特殊災害とは放射性物質、生物剤、化学剤などの漏洩、飛散、流出による災害、いわゆるNBC災害を指します。これらの災害に対応する資機材を積載した「特殊災害対応自動車」は特別区が連合して維持する消防および指定都市に1台を備えなければなりません。災害の危険性の高い地域が指定都市として体制が構築されることにより、国民の安心へとつながっています。
この「特殊災害対応自動車」は一般の毒劇物災害やNBC災害に対応する専用資機材を備えています。また、隊員の安全確保と迅速な救助活動のために、汚染された外気が内部に入ることがない陽圧構造となっていることが最大の特長です。この「特殊災害対応自動車」は汚染された外気を特殊フィルターで浄化してから分析室に送り込みます。このことにより、隊員は災害現場に直接乗り付け、質量分析装置や赤外線分光分析装置によって収集分析を行い、有害物質をいち早く特定して的確に危険物回収活動や救急活動を開始できます。

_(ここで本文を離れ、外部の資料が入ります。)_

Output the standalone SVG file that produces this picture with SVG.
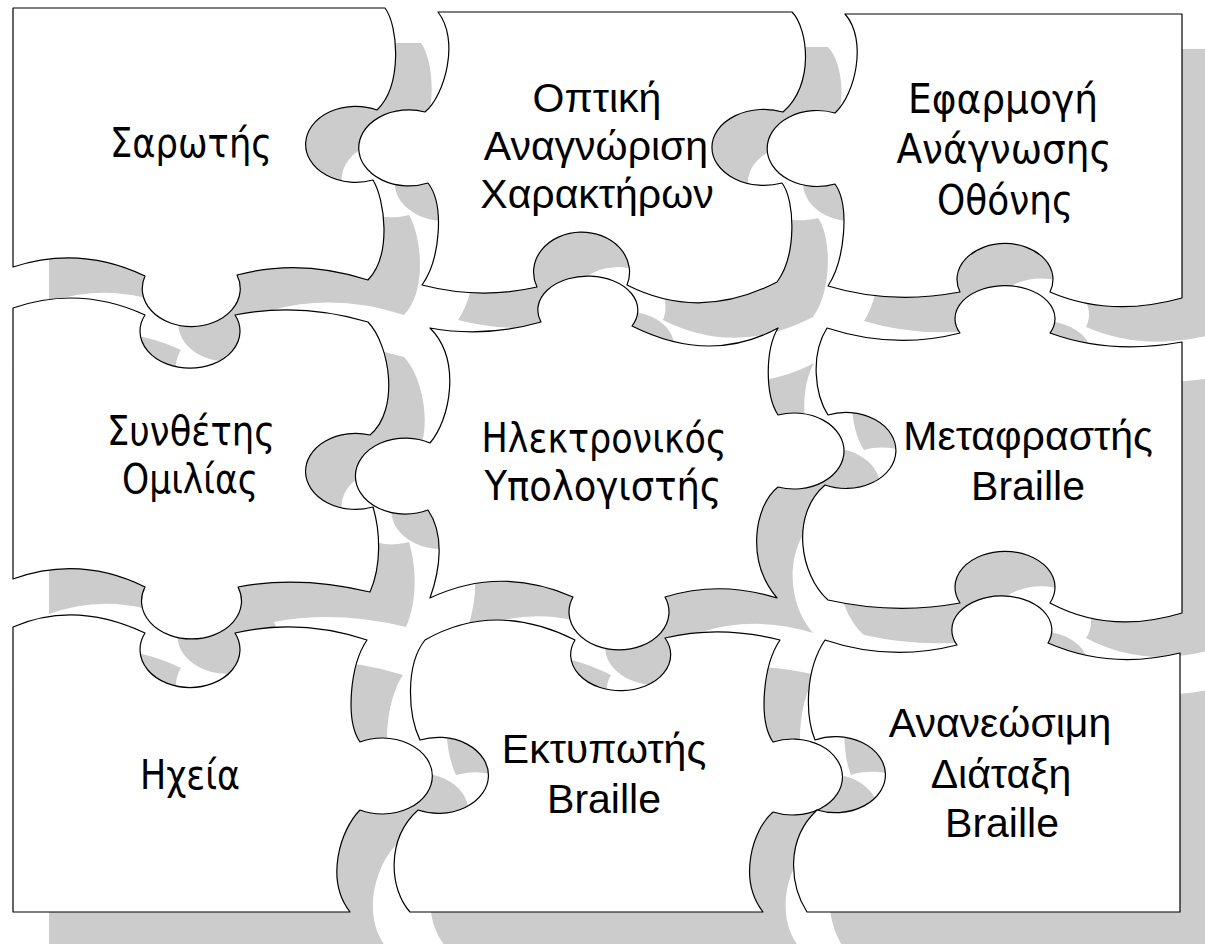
<svg xmlns="http://www.w3.org/2000/svg" xmlns:xlink="http://www.w3.org/1999/xlink" width="1205" height="944" viewBox="0 0 1205 944">
<style>
.shadow{fill:#cccccc;stroke:none}
.piece{fill:#ffffff;stroke:#000000;stroke-width:1.2;stroke-linejoin:round}
.t1{font-family:"DejaVu Sans","Noto Sans",sans-serif;font-size:40px;fill:#000;text-anchor:middle}
.t2{font-family:"Liberation Sans",Arial,sans-serif;font-size:41px;fill:#000;text-anchor:middle}
</style>
<defs>
<path id="s1" d="M 13 8 L 385 8 C 398 25 403 85 377 110 A 50 38 0 1 0 373 180 C 385 200 392 255 368 280 Q 300 258 237 275 A 49 38 0 1 1 145 276 Q 80 245 13 267 Z"/>
<path id="s2" d="M 438 12 L 792 12 C 808 28 815 85 783 112 A 52 38 0 1 0 782 183 C 795 200 797 255 777 282 Q 700 322 627 285 A 48 40 0 1 0 537 287 Q 480 300 422 285 C 440 260 445 205 428 183 A 50 38 0 1 1 425 112 C 445 95 460 40 438 12 Z"/>
<path id="s3" d="M 845 14 L 1182 14 L 1182 298 Q 1110 318 1050 292 A 48 36 0 1 0 960 292 Q 890 305 828 286 C 845 260 850 205 835 184 A 50 38 0 1 1 835 113 C 855 95 868 40 845 14 Z"/>
<path id="s4" d="M 13 308 Q 80 285 145 315 A 50 37 0 1 0 235 315 Q 300 302 368 322 C 390 345 400 410 370 435 A 50 38 0 1 0 373 507 C 380 530 382 565 370 592 Q 300 575 238 587 A 50 38 0 1 1 145 587 Q 80 555 13 579 Z"/>
<path id="s5" d="M 430 328 Q 485 338 541 322 A 50 34 0 1 1 632 326 Q 710 365 778 328 C 765 350 765 395 778 415 A 50 38 0 1 1 778 487 C 755 505 745 560 777 598 Q 720 580 665 597 A 50 38 0 1 1 573 597 Q 500 565 430 598 C 440 570 445 535 428 510 A 50 38 0 1 1 430 443 C 450 420 462 360 430 328 Z"/>
<path id="s6" d="M 827 328 Q 895 350 960 333 A 50 33 0 1 1 1050 333 Q 1110 355 1182 342 L 1182 613 Q 1110 635 1050 603 A 50 36 0 1 0 960 603 Q 895 615 828 600 C 800 575 790 515 825 485 A 50 38 0 1 0 828 415 C 815 395 810 355 827 328 Z"/>
<path id="s7" d="M 13 627 Q 75 600 145 633 A 50 38 0 1 0 235 633 Q 300 618 367 640 C 350 665 345 720 360 742 A 50 38 0 1 1 360 810 C 340 830 325 880 350 912 L 13 912 Z"/>
<path id="s8" d="M 425 640 Q 495 600 575 640 A 50 36 0 1 0 665 638 Q 720 625 780 640 C 763 665 758 720 773 742 A 50 38 0 1 1 773 812 C 752 830 738 880 763 912 L 410 912 C 390 890 385 840 418 810 A 50 38 0 1 0 420 740 C 408 715 405 665 425 640 Z"/>
<path id="s9" d="M 825 640 Q 890 662 957 645 A 50 34 0 1 1 1048 643 Q 1110 670 1180 653 L 1180 912 L 807 912 C 790 885 785 840 817 810 A 50 38 0 1 0 815 740 C 805 715 805 670 825 640 Z"/>
</defs>
<g id="shadows" class="shadow" transform="translate(36,35)">
<use href="#s1"/><use href="#s2"/><use href="#s3"/>
<use href="#s4"/><use href="#s5"/><use href="#s6"/>
<use href="#s7"/><use href="#s8"/><use href="#s9"/>
</g>
<g id="node-sarotis"><use href="#s1" class="piece"/>
<text class="t1" x="191" y="157" textLength="162" lengthAdjust="spacingAndGlyphs">Σαρωτής</text></g>
<g id="node-ocr"><use href="#s2" class="piece"/>
<text class="t2" x="597" y="112">Οπτική</text>
<text class="t2" x="596" y="160">Αναγνώριση</text>
<text class="t2" x="597" y="208">Χαρακτήρων</text></g>
<g id="node-screenreader"><use href="#s3" class="piece"/>
<text class="t1" x="1003" y="113" textLength="190" lengthAdjust="spacingAndGlyphs">Εφαρμογή</text>
<text class="t1" x="1004" y="163" textLength="215" lengthAdjust="spacingAndGlyphs">Ανάγνωσης</text>
<text class="t1" x="1005" y="214" textLength="136" lengthAdjust="spacingAndGlyphs">Οθόνης</text></g>
<g id="node-synth"><use href="#s4" class="piece"/>
<text class="t1" x="191" y="445" textLength="168" lengthAdjust="spacingAndGlyphs">Συνθέτης</text>
<text class="t1" x="190" y="493" textLength="136" lengthAdjust="spacingAndGlyphs">Ομιλίας</text></g>
<g id="node-computer"><use href="#s5" class="piece"/>
<text class="t1" x="604" y="452" textLength="245" lengthAdjust="spacingAndGlyphs">Ηλεκτρονικός</text>
<text class="t1" x="603" y="500" textLength="237" lengthAdjust="spacingAndGlyphs">Υπολογιστής</text></g>
<g id="node-translator"><use href="#s6" class="piece"/>
<text class="t2" x="1028" y="450">Μεταφραστής</text>
<text class="t2" x="1028" y="500">Braille</text></g>
<g id="node-speakers"><use href="#s7" class="piece"/>
<text class="t1" x="190" y="789" textLength="100" lengthAdjust="spacingAndGlyphs">Ηχεία</text></g>
<g id="node-printer"><use href="#s8" class="piece"/>
<text class="t2" x="604" y="763">Εκτυπωτής</text>
<text class="t2" x="604" y="813">Braille</text></g>
<g id="node-display"><use href="#s9" class="piece"/>
<text class="t2" x="1000" y="737">Ανανεώσιμη</text>
<text class="t2" x="1001" y="788">Διάταξη</text>
<text class="t2" x="1002" y="837">Braille</text></g>
</svg>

モリタの「特殊災害対応自動車」は、車両左側に特殊フィルター付装備が設置されています。この装置は切替式の2つのフィルターで、フィルターを交換することで何時間でも継続して稼動することができます。陽圧構造は陽圧室に限られますが、陽圧室の排気が運転室から一方的に外部に排出されるため、運転室内も外気の流入を防ぎ、陽圧状態が保たれる構造になっています。移動時には、フロント部分にドライバーと隊長が乗車、5名の隊員は後部の陽圧室のシートに乗車します。陽圧室は分析室として使用され、車両左側の出入口と運転席をつなぐ小さな扉で仕切られ、ポリカーボネイト製の大きな窓が右側に2ヶ所、左側に1ヶ所設けられています。そして、陽圧室内には大型シート4脚と折畳式シート1脚が設置されています。緊急消防援助隊としての出動もありえるこの「特殊災害対応自動車」は遠距離移動の可能性も視野に入れて、隊員の疲労防止にも効果があります。
また、モリタの「特殊災害対応自動車」には気体を分析する「ガスクロマトグラフ質量分析装置」と液体固体を分析する「赤外線分光分析装置」が装備されています。ガスクロマトグラフ質量分析装置は、後ろ向きに備え付けられた分析用テーブルに設置され、隊員が採取したサンプルを車両右側の分析用ガス吸引口を通じて取り入れ、物質を特定します。赤外線分光分析装置は、本体を現場に持ち出し直接サンプルを採取し、その場で分析します。分析室のパソコンとは無線LANでつながり、陽圧室内で確認できます。
陽圧式化学防護服と測定・分析機材を収納するラックはスライド式を採用し、作業効率を向上させています。一段高い位置にある後部収納庫は収納式のアルミステップでアクセスできます。